====== Given material ======
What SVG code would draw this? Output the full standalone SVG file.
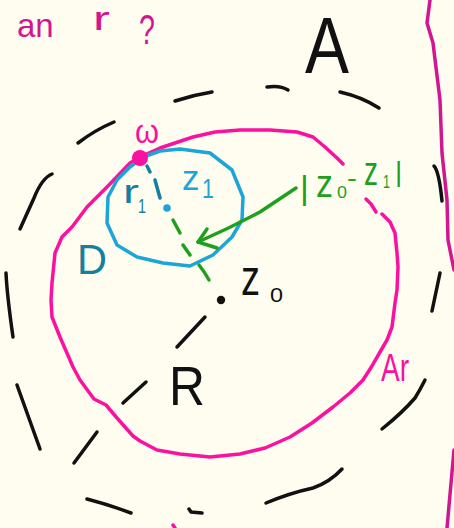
<svg xmlns="http://www.w3.org/2000/svg" width="454" height="528" viewBox="0 0 454 528">
<style>
.ln{fill:none;stroke-linecap:round;stroke-linejoin:round;stroke-width:3.5}
.k{stroke:#111}
.p{stroke:#FA119F}
.dp{stroke:#D2168F}
.b{stroke:#1DA5D8}
.t{stroke:#167F9E}
.g{stroke:#1E9F1E}
text{font-family:"Liberation Sans","DejaVu Sans",sans-serif}
</style>
<rect width="454" height="528" fill="#FFFDF0"/>

<g id="note">
<text fill="#D2168F" font-size="33"><tspan x="17" y="37">an</tspan> <tspan x="93" y="30" textLength="17" lengthAdjust="spacingAndGlyphs">r</tspan> <tspan x="139" y="44" font-size="42" textLength="16" lengthAdjust="spacingAndGlyphs">?</tspan></text>
</g>

<g id="edge">
<path class="ln dp" d="M430,0 L427,23 L433,43 L440,100 L442,153 L447,200 L448,240 L454,270"/>
<path class="ln dp" d="M454,450 L447,528"/>
</g>

<g id="regionA">
<path class="ln k" d="M175,101 Q193,95 212,92"/>
<path class="ln k" d="M267,87 Q280,85 288,90"/>
<path class="ln k" d="M340,92 Q362,97 379,108"/>
<path class="ln k" d="M78,143 Q95,130 114,122"/>
<path class="ln k" d="M52,174 Q42,178 34,198 L20,229"/>
<path class="ln k" d="M6,273 Q7,295 13,337"/>
<path class="ln k" d="M17,385 Q27,413 40,449"/>
<path class="ln k" d="M87,499 Q110,505 131,513"/>
<path class="ln k" d="M189,509 L191,512 L202,513"/>
<path class="ln k" d="M266,503 Q290,493 313,488 Q330,482 342,469"/>
<path class="ln k" d="M382,429 Q402,413 415,398 Q420,390 425,380"/>
<path class="ln k" d="M440,273 L432,311"/>
<path class="ln k" d="M434,166 Q439,171 442,201"/>
<text x="305" y="73" font-size="80" fill="#111" textLength="44" lengthAdjust="spacingAndGlyphs">A</text>
</g>

<g id="diskAr">
<path class="ln p" d="M140,157 L160,148 L193,137 L215,132 L240,130 L270,130 L297,132 L313,137 L325,147 L337,158 L343,164"/>
<path class="ln p" d="M366,199 L371,204 L376,212"/>
<path class="ln p" d="M382,214 L390,222 L395,233 L397,253 L398,267 L397,290 L395,303 L392,327 L387,340 L380,352 L372,366 L363,380 L350,393 L333,407 L312,423 L290,437 L265,448 L240,454 L210,457 L180,454 L157,450 L140,441 L133,436 L117,418 L106,405 L94,399 L80,380 L73,367 L60,337 L52,317 L51,300 L52,283 L55,253 L62,237 L72,227 L87,207 L107,187 L130,163 L140,157"/>
<path class="ln p" d="M173,525 L175,528"/>
<text x="381" y="381" font-size="38" fill="#FA119F" textLength="28" lengthAdjust="spacingAndGlyphs">Ar</text>
</g>

<g id="diskD">
<path class="ln b" d="M143,157 L160,151 L180,149 L210,153 L232,170 L243,197 L242,220 L232,237 L213,255 L190,266 L163,263 L137,257 L117,245 L107,223 L108,197 L117,180 L130,167 L143,157"/>
<circle cx="167" cy="208" r="3.8" fill="#1DA5D8"/>
<text fill="#1DA5D8"><tspan x="182" y="190" font-size="35">z</tspan><tspan x="202" y="198" font-size="27" textLength="12" lengthAdjust="spacingAndGlyphs">1</tspan></text>
<text fill="#167F9E"><tspan x="123" y="203" font-size="34" textLength="16" lengthAdjust="spacingAndGlyphs">r</tspan><tspan x="138" y="213" font-size="20" textLength="8" lengthAdjust="spacingAndGlyphs">1</tspan></text>
<text x="77" y="274" font-size="42" fill="#167F9E" textLength="30" lengthAdjust="spacingAndGlyphs">D</text>
</g>

<g id="pointW">
<circle cx="140" cy="158" r="8" fill="#FA119F"/>
<text x="135" y="143" font-size="34" fill="#FA119F" textLength="24" lengthAdjust="spacingAndGlyphs">ω</text>
</g>

<g id="pointZ0">
<circle cx="221" cy="300" r="4.2" fill="#111"/>
<text fill="#111"><tspan x="241" y="295" font-size="50" textLength="19" lengthAdjust="spacingAndGlyphs">z</tspan><tspan x="270" y="302" font-size="20" textLength="13" lengthAdjust="spacingAndGlyphs">0</tspan></text>
<text x="169" y="405" font-size="56" fill="#111" textLength="36" lengthAdjust="spacingAndGlyphs">R</text>
</g>

<g id="label-dist">
<text fill="#1E9F1E"><tspan x="300" y="199" font-size="34">|</tspan><tspan x="316" y="197" font-size="38" textLength="17" lengthAdjust="spacingAndGlyphs">z</tspan><tspan x="337" y="198" font-size="16" textLength="10" lengthAdjust="spacingAndGlyphs">0</tspan><tspan x="347" y="186" font-size="24" textLength="10" lengthAdjust="spacingAndGlyphs">-</tspan><tspan x="364" y="185" font-size="40" textLength="14" lengthAdjust="spacingAndGlyphs">z</tspan><tspan x="383" y="188" font-size="18" textLength="7" lengthAdjust="spacingAndGlyphs">1</tspan><tspan x="395" y="181" font-size="28">|</tspan></text>
</g>

<g id="connectors">
<path class="ln t" d="M147,166 L150,172"/>
<path class="ln t" d="M155,180 L160,198"/>
<path class="ln g" d="M173,220 L180,233"/>
<path class="ln g" d="M183,245 L190,255"/>
<path class="ln g" d="M199,265 Q204,271 209,280"/>
<path class="ln g" d="M296,188 L260,212 Q230,228 198,242"/>
<path class="ln g" d="M207,229 L198,242 L217,248"/>
<path class="ln k" d="M205,317 L177,347"/>
<path class="ln k" d="M146,382 L123,403"/>
<path class="ln k" d="M97,432 L74,463"/>
</g>
</svg>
======
● Problem requirements:
Restate the data above word for word. Do not include the images.

● Exercise output:
What SVG code would draw this? Output the full standalone SVG file.
<svg xmlns="http://www.w3.org/2000/svg" width="454" height="528" viewBox="0 0 454 528">
<style>
.ln{fill:none;stroke-linecap:round;stroke-linejoin:round;stroke-width:3.5}
.k{stroke:#111}
.p{stroke:#FA119F}
.dp{stroke:#D2168F}
.b{stroke:#1DA5D8}
.t{stroke:#167F9E}
.g{stroke:#1E9F1E}
text{font-family:"Liberation Sans","DejaVu Sans",sans-serif}
</style>
<rect width="454" height="528" fill="#FFFDF0"/>

<g id="note">
<text fill="#D2168F" font-size="33"><tspan x="17" y="37">an</tspan> <tspan x="93" y="30" textLength="17" lengthAdjust="spacingAndGlyphs">r</tspan> <tspan x="139" y="44" font-size="42" textLength="16" lengthAdjust="spacingAndGlyphs">?</tspan></text>
</g>

<g id="edge">
<path class="ln dp" d="M430,0 L427,23 L433,43 L440,100 L442,153 L447,200 L448,240 L454,270"/>
<path class="ln dp" d="M454,450 L447,528"/>
</g>

<g id="regionA">
<path class="ln k" d="M175,101 Q193,95 212,92"/>
<path class="ln k" d="M267,87 Q280,85 288,90"/>
<path class="ln k" d="M340,92 Q362,97 379,108"/>
<path class="ln k" d="M78,143 Q95,130 114,122"/>
<path class="ln k" d="M52,174 Q42,178 34,198 L20,229"/>
<path class="ln k" d="M6,273 Q7,295 13,337"/>
<path class="ln k" d="M17,385 Q27,413 40,449"/>
<path class="ln k" d="M87,499 Q110,505 131,513"/>
<path class="ln k" d="M189,509 L191,512 L202,513"/>
<path class="ln k" d="M266,503 Q290,493 313,488 Q330,482 342,469"/>
<path class="ln k" d="M382,429 Q402,413 415,398 Q420,390 425,380"/>
<path class="ln k" d="M440,273 L432,311"/>
<path class="ln k" d="M434,166 Q439,171 442,201"/>
<text x="305" y="73" font-size="80" fill="#111" textLength="44" lengthAdjust="spacingAndGlyphs">A</text>
</g>

<g id="diskAr">
<path class="ln p" d="M140,157 L160,148 L193,137 L215,132 L240,130 L270,130 L297,132 L313,137 L325,147 L337,158 L343,164"/>
<path class="ln p" d="M366,199 L371,204 L376,212"/>
<path class="ln p" d="M382,214 L390,222 L395,233 L397,253 L398,267 L397,290 L395,303 L392,327 L387,340 L380,352 L372,366 L363,380 L350,393 L333,407 L312,423 L290,437 L265,448 L240,454 L210,457 L180,454 L157,450 L140,441 L133,436 L117,418 L106,405 L94,399 L80,380 L73,367 L60,337 L52,317 L51,300 L52,283 L55,253 L62,237 L72,227 L87,207 L107,187 L130,163 L140,157"/>
<path class="ln p" d="M173,525 L175,528"/>
<text x="381" y="381" font-size="38" fill="#FA119F" textLength="28" lengthAdjust="spacingAndGlyphs">Ar</text>
</g>

<g id="diskD">
<path class="ln b" d="M143,157 L160,151 L180,149 L210,153 L232,170 L243,197 L242,220 L232,237 L213,255 L190,266 L163,263 L137,257 L117,245 L107,223 L108,197 L117,180 L130,167 L143,157"/>
<circle cx="167" cy="208" r="3.8" fill="#1DA5D8"/>
<text fill="#1DA5D8"><tspan x="182" y="190" font-size="35">z</tspan><tspan x="202" y="198" font-size="27" textLength="12" lengthAdjust="spacingAndGlyphs">1</tspan></text>
<text fill="#167F9E"><tspan x="123" y="203" font-size="34" textLength="16" lengthAdjust="spacingAndGlyphs">r</tspan><tspan x="138" y="213" font-size="20" textLength="8" lengthAdjust="spacingAndGlyphs">1</tspan></text>
<text x="77" y="274" font-size="42" fill="#167F9E" textLength="30" lengthAdjust="spacingAndGlyphs">D</text>
</g>

<g id="pointW">
<circle cx="140" cy="158" r="8" fill="#FA119F"/>
<text x="135" y="143" font-size="34" fill="#FA119F" textLength="24" lengthAdjust="spacingAndGlyphs">ω</text>
</g>

<g id="pointZ0">
<circle cx="221" cy="300" r="4.2" fill="#111"/>
<text fill="#111"><tspan x="241" y="295" font-size="50" textLength="19" lengthAdjust="spacingAndGlyphs">z</tspan><tspan x="270" y="302" font-size="20" textLength="13" lengthAdjust="spacingAndGlyphs">0</tspan></text>
<text x="169" y="405" font-size="56" fill="#111" textLength="36" lengthAdjust="spacingAndGlyphs">R</text>
</g>

<g id="label-dist">
<text fill="#1E9F1E"><tspan x="300" y="199" font-size="34">|</tspan><tspan x="316" y="197" font-size="38" textLength="17" lengthAdjust="spacingAndGlyphs">z</tspan><tspan x="337" y="198" font-size="16" textLength="10" lengthAdjust="spacingAndGlyphs">0</tspan><tspan x="347" y="186" font-size="24" textLength="10" lengthAdjust="spacingAndGlyphs">-</tspan><tspan x="364" y="185" font-size="40" textLength="14" lengthAdjust="spacingAndGlyphs">z</tspan><tspan x="383" y="188" font-size="18" textLength="7" lengthAdjust="spacingAndGlyphs">1</tspan><tspan x="395" y="181" font-size="28">|</tspan></text>
</g>

<g id="connectors">
<path class="ln t" d="M147,166 L150,172"/>
<path class="ln t" d="M155,180 L160,198"/>
<path class="ln g" d="M173,220 L180,233"/>
<path class="ln g" d="M183,245 L190,255"/>
<path class="ln g" d="M199,265 Q204,271 209,280"/>
<path class="ln g" d="M296,188 L260,212 Q230,228 198,242"/>
<path class="ln g" d="M207,229 L198,242 L217,248"/>
<path class="ln k" d="M205,317 L177,347"/>
<path class="ln k" d="M146,382 L123,403"/>
<path class="ln k" d="M97,432 L74,463"/>
</g>
</svg>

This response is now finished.